Edmonton (18 Oct. 2017) — As Health Ministers from across Canada meet in Edmonton today, Canada’s health coalitions released a report showing the recent bilateral health schemes pushed through by the Trudeau government have come at a huge cost. The report, Health Accord Breakdown: Costs and Consequences of the Failed 2016/17 Negotiations, calculates that the failure of the Health Accord will mean a health care funding shortfall of $31 billion for the provinces, with no concrete targets to improve public health care for Canadians, and no plan to bridge the fiscal gap. Calling the rhetoric around health transformation and target funds for home care and mental health care “more PR than substance," the coalitions also tallied the non-monetary costs of the lost Health Accord: the grave problems of under capacity in public hospitals, in long-term and community care; long waits; growing inequities and problems with access to care that will continue without any national plan to address them.
Evidence shows how Liberal government continues Harper policies on health care funding
The report includes a province-by-province breakdown of the shortfall between the funding contained in the bilateral deals and the level of funding required just to ensure that our current basket of public health care services remain for the next 10 years. The numbers are substantial. For worst-hit provinces, the gap ranges from $3.4 to $13.6 billion.
“The Trudeau government’s bilateral health-funding schemes represent a fundamental break both with their election promises, and with previous Liberal policy. Instead of a revitalized federalism, building from the 2004 Health Accord‘s reinvestments and the groundwork that was laid to restore health services and set measurable targets for progress, the Trudeau government has aligned itself with the retrenchment policies of the Harper era,” said Natalie Mehra, co-author of the report and Executive Director of the Ontario Health Coalition. “A fundamental policy rethink is needed.”
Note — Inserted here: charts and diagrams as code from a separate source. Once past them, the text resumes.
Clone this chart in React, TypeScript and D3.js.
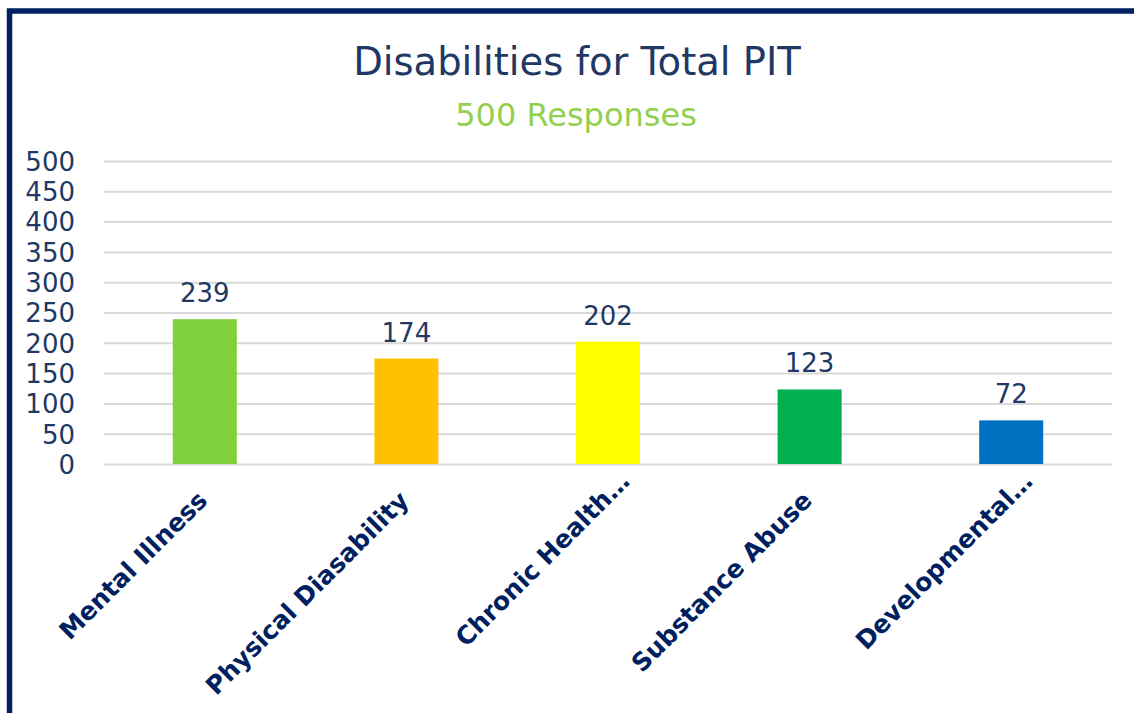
import { useEffect, useRef } from "react";
import * as d3 from "d3";

const categories = ["Mental Illness", "Physical Diasability", "Chronic Health…", "Substance Abuse", "Developmental…"];
const counts = [239, 174, 202, 123, 72];
const barColors = ["#7ED13B", "#FFC000", "#FFFF00", "#00B050", "#0070C0"];
const yTicks = [0, 50, 100, 150, 200, 250, 300, 350, 400, 450, 500];
const title = "Disabilities for Total PIT";
const subtitle = "500 Responses";

const W = 1134;
const H = 713;
const navy = "#002060";
const textNavy = "#1F3864";
const font = "'DejaVu Sans', sans-serif";

export default function App() {
  const ref = useRef<SVGSVGElement>(null);

  useEffect(() => {
    if (!ref.current) return;
    const svg = d3.select(ref.current);
    svg.selectAll("*").remove();

    const margin = { top: 161, right: 22, bottom: 249, left: 104 };

    // outer frame, runs off the right and bottom edges like the screenshot
    svg
      .append("rect")
      .attr("x", 9.5)
      .attr("y", 11)
      .attr("width", W + 40)
      .attr("height", H + 40)
      .attr("fill", "#fff")
      .attr("stroke", navy)
      .attr("stroke-width", 5.5);

    const x = d3
      .scaleBand<string>()
      .domain(categories)
      .range([margin.left, W - margin.right])
      .paddingInner(0.6825)
      .paddingOuter(0.34125);

    const y = d3
      .scaleLinear()
      .domain([0, 500])
      .range([H - margin.bottom, margin.top]);

    // gridlines + tick labels
    const yAxis = svg
      .append("g")
      .attr("transform", `translate(${margin.left},0)`)
      .call(
        d3
          .axisLeft(y)
          .tickValues(yTicks)
          .tickSize(-(W - margin.left - margin.right))
          .tickPadding(29)
      );
    yAxis.select(".domain").remove();
    yAxis.selectAll(".tick line").attr("stroke", "#D9D9D9").attr("stroke-width", 2);
    yAxis
      .selectAll(".tick text")
      .attr("fill", textNavy)
      .attr("font-family", font)
      .attr("font-size", 26)
      .attr("dy", "0.36em");

    svg
      .append("g")
      .selectAll("rect")
      .data(counts)
      .join("rect")
      .attr("x", (_, i) => x(categories[i]) ?? 0)
      .attr("y", (d) => y(d))
      .attr("width", x.bandwidth())
      .attr("height", (d) => y(0) - y(d))
      .attr("fill", (_, i) => barColors[i]);

    svg
      .append("g")
      .selectAll("text")
      .data(counts)
      .join("text")
      .attr("x", (_, i) => (x(categories[i]) ?? 0) + x.bandwidth() / 2)
      .attr("y", (d) => y(d) - 17)
      .attr("text-anchor", "middle")
      .attr("fill", textNavy)
      .attr("font-family", font)
      .attr("font-size", 26)
      .text((d) => d);

    // rotated category labels
    svg
      .append("g")
      .selectAll("text")
      .data(categories)
      .join("text")
      .attr("transform", (d) => {
        const cx = (x(d) ?? 0) + x.bandwidth() / 2 + 4;
        return `translate(${cx},502) rotate(-45)`;
      })
      .attr("dx", (d) => (d.endsWith("…") ? 27 : 0))
      .attr("text-anchor", "end")
      .attr("fill", navy)
      .attr("font-family", font)
      .attr("font-weight", "bold")
      .attr("font-size", 25)
      .text((d) => d);

    svg
      .append("text")
      .attr("x", 577)
      .attr("y", 75)
      .attr("text-anchor", "middle")
      .attr("fill", textNavy)
      .attr("font-family", font)
      .attr("font-size", 38.5)
      .text(title);

    svg
      .append("text")
      .attr("x", 576)
      .attr("y", 126)
      .attr("text-anchor", "middle")
      .attr("fill", "#92D050")
      .attr("font-family", font)
      .attr("font-size", 32)
      .text(subtitle);
  }, []);

  return (
    <svg
      ref={ref}
      width={W}
      height={H}
      style={{ position: "absolute", left: 0, top: 0, display: "block" }}
    />
  );
}
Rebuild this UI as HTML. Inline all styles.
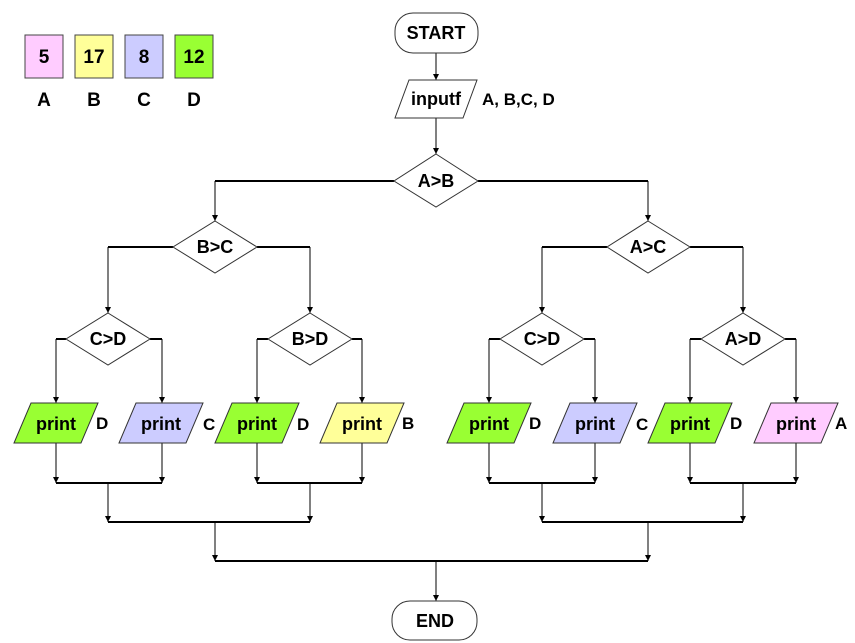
<!DOCTYPE html>
<html><head><meta charset="utf-8"><style>
body{margin:0;background:#fff}
svg{display:block}
text{font-family:"Liberation Sans",Arial,sans-serif;font-weight:bold;fill:#000}
</style></head><body>
<svg width="855" height="643" viewBox="0 0 855 643" xmlns="http://www.w3.org/2000/svg">
<defs>
<marker id="ar" markerWidth="6" markerHeight="6" refX="6" refY="3" orient="auto" markerUnits="userSpaceOnUse">
<path d="M0,0 L6,3 L0,6 z" fill="#000"/></marker>
</defs>
<!-- legend -->
<g stroke="#444" stroke-width="1">
<rect x="25" y="35" width="38" height="43" fill="#ffccff"/>
<rect x="75" y="35" width="38" height="43" fill="#ffff99"/>
<rect x="125" y="35" width="38" height="43" fill="#ccccff"/>
<rect x="175" y="35" width="38" height="43" fill="#99ff33"/>
</g>
<g font-size="19" text-anchor="middle">
<text x="44" y="63">5</text><text x="94" y="63">17</text><text x="144" y="63">8</text><text x="194" y="63">12</text>
<text x="44" y="106">A</text><text x="94" y="106">B</text><text x="144" y="106">C</text><text x="194" y="106">D</text>
</g>
<!-- connectors -->
<g stroke="#000" fill="none">
<line x1="436" y1="53" x2="436" y2="80" stroke-width="1" marker-end="url(#ar)"/>
<line x1="436" y1="118" x2="436" y2="154" stroke-width="1" marker-end="url(#ar)"/>
<line x1="394" y1="181" x2="215" y2="181" stroke-width="2"/>
<line x1="478" y1="181" x2="648" y2="181" stroke-width="2"/>
<line x1="215" y1="181" x2="215" y2="221" stroke-width="1" marker-end="url(#ar)"/>
<line x1="648" y1="181" x2="648" y2="221" stroke-width="1" marker-end="url(#ar)"/>
<g stroke-width="2">
<line x1="173" y1="247" x2="108" y2="247"/><line x1="257" y1="247" x2="310" y2="247"/>
<line x1="607" y1="247" x2="542" y2="247"/><line x1="690" y1="247" x2="743" y2="247"/>
</g>
<g stroke-width="1" marker-end="url(#ar)">
<line x1="108" y1="247" x2="108" y2="313"/><line x1="310" y1="247" x2="310" y2="313"/>
<line x1="542" y1="247" x2="542" y2="313"/><line x1="743" y1="247" x2="743" y2="313"/>
</g>
<g stroke-width="2">
<line x1="66" y1="339" x2="56" y2="339"/><line x1="150" y1="339" x2="162" y2="339"/>
<line x1="268" y1="339" x2="257" y2="339"/><line x1="352" y1="339" x2="362" y2="339"/>
<line x1="500" y1="339" x2="489" y2="339"/><line x1="584" y1="339" x2="595" y2="339"/>
<line x1="701" y1="339" x2="690" y2="339"/><line x1="785" y1="339" x2="796" y2="339"/>
</g>
<g stroke-width="1" marker-end="url(#ar)">
<line x1="56" y1="339" x2="56" y2="403"/><line x1="162" y1="339" x2="162" y2="403"/>
<line x1="257" y1="339" x2="257" y2="403"/><line x1="362" y1="339" x2="362" y2="403"/>
<line x1="489" y1="339" x2="489" y2="403"/><line x1="595" y1="339" x2="595" y2="403"/>
<line x1="690" y1="339" x2="690" y2="403"/><line x1="796" y1="339" x2="796" y2="403"/>
</g>
<g stroke-width="1" marker-end="url(#ar)">
<line x1="56" y1="443" x2="56" y2="483"/><line x1="162" y1="443" x2="162" y2="483"/>
<line x1="257" y1="443" x2="257" y2="483"/><line x1="362" y1="443" x2="362" y2="483"/>
<line x1="489" y1="443" x2="489" y2="483"/><line x1="595" y1="443" x2="595" y2="483"/>
<line x1="690" y1="443" x2="690" y2="483"/><line x1="796" y1="443" x2="796" y2="483"/>
<line x1="108" y1="483" x2="108" y2="522"/><line x1="310" y1="483" x2="310" y2="522"/>
<line x1="542" y1="483" x2="542" y2="522"/><line x1="743" y1="483" x2="743" y2="522"/>
<line x1="215" y1="522" x2="215" y2="561"/><line x1="648" y1="522" x2="648" y2="561"/>
<line x1="436" y1="561" x2="436" y2="601"/>
</g>
<g stroke-width="2">
<line x1="56" y1="483" x2="162" y2="483"/><line x1="257" y1="483" x2="362" y2="483"/>
<line x1="489" y1="483" x2="595" y2="483"/><line x1="690" y1="483" x2="796" y2="483"/>
<line x1="108" y1="522" x2="310" y2="522"/><line x1="542" y1="522" x2="743" y2="522"/>
<line x1="215" y1="561" x2="648" y2="561"/>
</g>
</g>
<!-- shapes -->
<g stroke="#333" stroke-width="1">
<rect x="395" y="13" width="83" height="40" rx="18" fill="#fff"/>
<polygon points="409,80 477,80 463,118 395,118" fill="#fff"/>
<polygon points="436,154 478,181 436,207 394,181" fill="#fff"/>
<polygon points="215,221 257,247 215,273 173,247" fill="#fff"/>
<polygon points="648,221 690,247 648,273 607,247" fill="#fff"/>
<polygon points="108,313 150,339 108,365 66,339" fill="#fff"/>
<polygon points="310,313 352,339 310,365 268,339" fill="#fff"/>
<polygon points="542,313 584,339 542,365 500,339" fill="#fff"/>
<polygon points="743,313 785,339 743,365 701,339" fill="#fff"/>
<rect x="392" y="601" width="85" height="39" rx="18" fill="#fff"/>
</g>
<g stroke="#333" stroke-width="1">
<polygon points="31,403 98,403 81,443 14,443" fill="#99ff33"/>
<polygon points="136,403 203,403 186,443 119,443" fill="#ccccff"/>
<polygon points="232,403 299,403 282,443 215,443" fill="#99ff33"/>
<polygon points="337,403 404,403 387,443 320,443" fill="#ffff99"/>
<polygon points="464,403 531,403 514,443 447,443" fill="#99ff33"/>
<polygon points="570,403 637,403 620,443 553,443" fill="#ccccff"/>
<polygon points="665,403 732,403 715,443 648,443" fill="#99ff33"/>
<polygon points="771,403 838,403 821,443 754,443" fill="#ffccff"/>
</g>
<g font-size="18" text-anchor="middle">
<text x="436" y="39">START</text>
<text x="436" y="105">inputf</text>
<text x="436" y="187">A&gt;B</text>
<text x="215" y="253">B&gt;C</text>
<text x="648" y="253">A&gt;C</text>
<text x="108" y="345">C&gt;D</text>
<text x="310" y="345">B&gt;D</text>
<text x="542" y="345">C&gt;D</text>
<text x="743" y="345">A&gt;D</text>
<text x="435" y="627">END</text>
<text x="56" y="430">print</text><text x="161" y="430">print</text>
<text x="257" y="430">print</text><text x="362" y="430">print</text>
<text x="489" y="430">print</text><text x="595" y="430">print</text>
<text x="690" y="430">print</text><text x="796" y="430">print</text>
</g>
<g font-size="17">
<text x="482" y="105">A, B,C, D</text>
<text x="96" y="429">D</text><text x="203" y="430">C</text>
<text x="297" y="430">D</text><text x="402" y="429">B</text>
<text x="529" y="429">D</text><text x="636" y="430">C</text>
<text x="730" y="429">D</text><text x="835" y="429">A</text>
</g>
</svg>
</body></html>
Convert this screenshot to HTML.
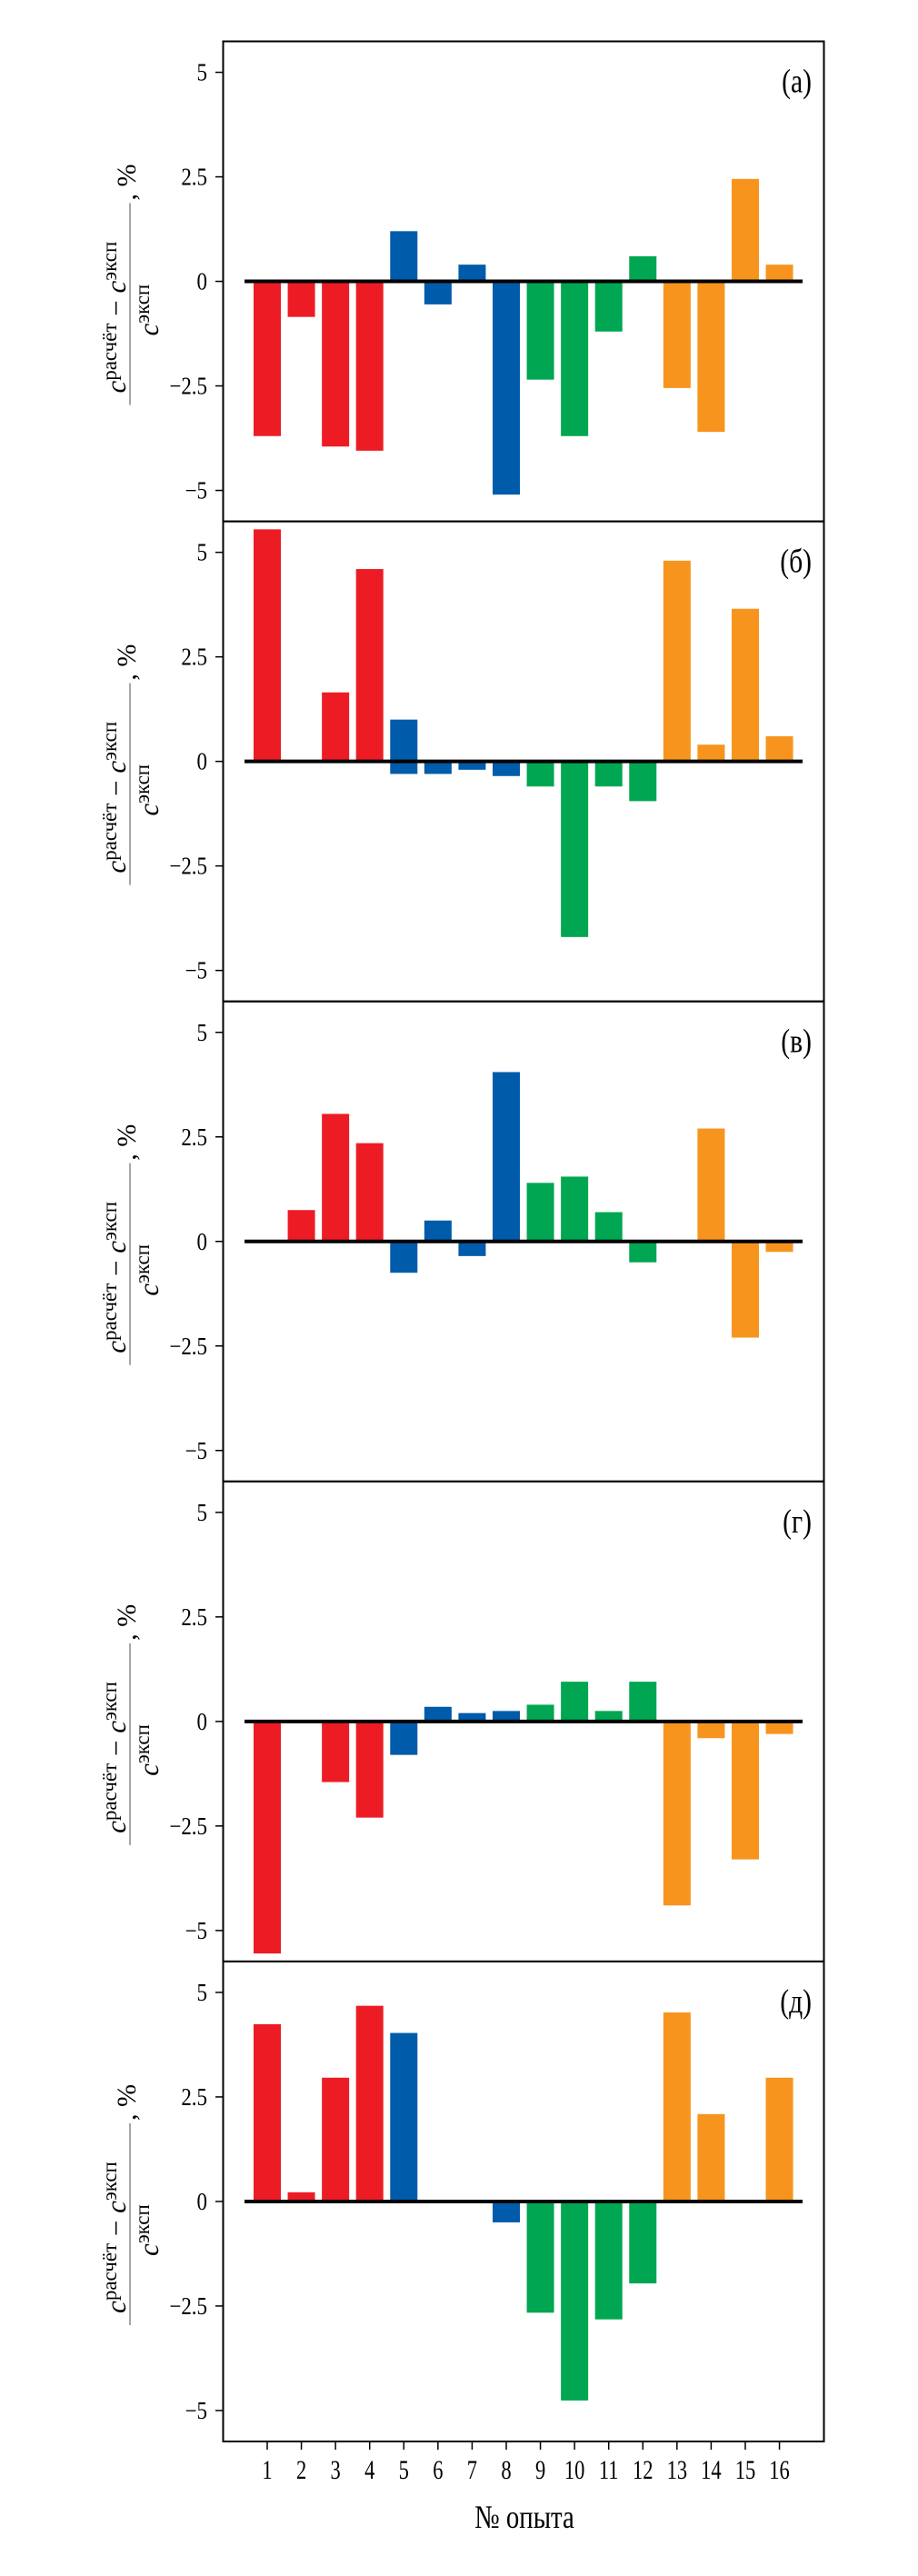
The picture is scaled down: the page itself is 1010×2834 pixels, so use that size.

Negotiating the Health Accord: an opportunity to protect, strengthen and expand public system
“Patients are going to notice the effect of these cuts. It’s only a matter of time until the Health Accord will have to be negotiated,” said Adrienne Silnicki, co-author of the report and Director of Policy and Advocacy for the Canadian Health Coalition. “A Health Accord should be seen as an opportunity to protect, strengthen and expand our public health care system. It is too important to give up for another decade.”
Health Coalitions across Canada are calling on the federal, provincial, and territorial governments to return to the negotiating table. To safeguard public health care for all, the federal government must agree to pay their fair share, and commit to meeting the real costs of health care. This requires at least a 5.2 per cent Canada Health Transfer (CHT) escalator. To strengthen public health care, the federal, provincial, and territorial governments must reaffirm their commitment to the Canada Health Act and the Federal government must properly enforce the act. Both levels of government must commit to ensuring that public health care funding is spent on public health care and must build capacity to reduce wait times and implement national standards so people across Canada can access equitable high- quality public health care services. To expand public health care, federal leadership is needed to create a national drug plan, a seniors’ care plan and improve mental health care.
Provincial and territorial health coalitions across Canada are marking the pan-Canadian Health Ministers’ meetings by releasing the report in their provinces today.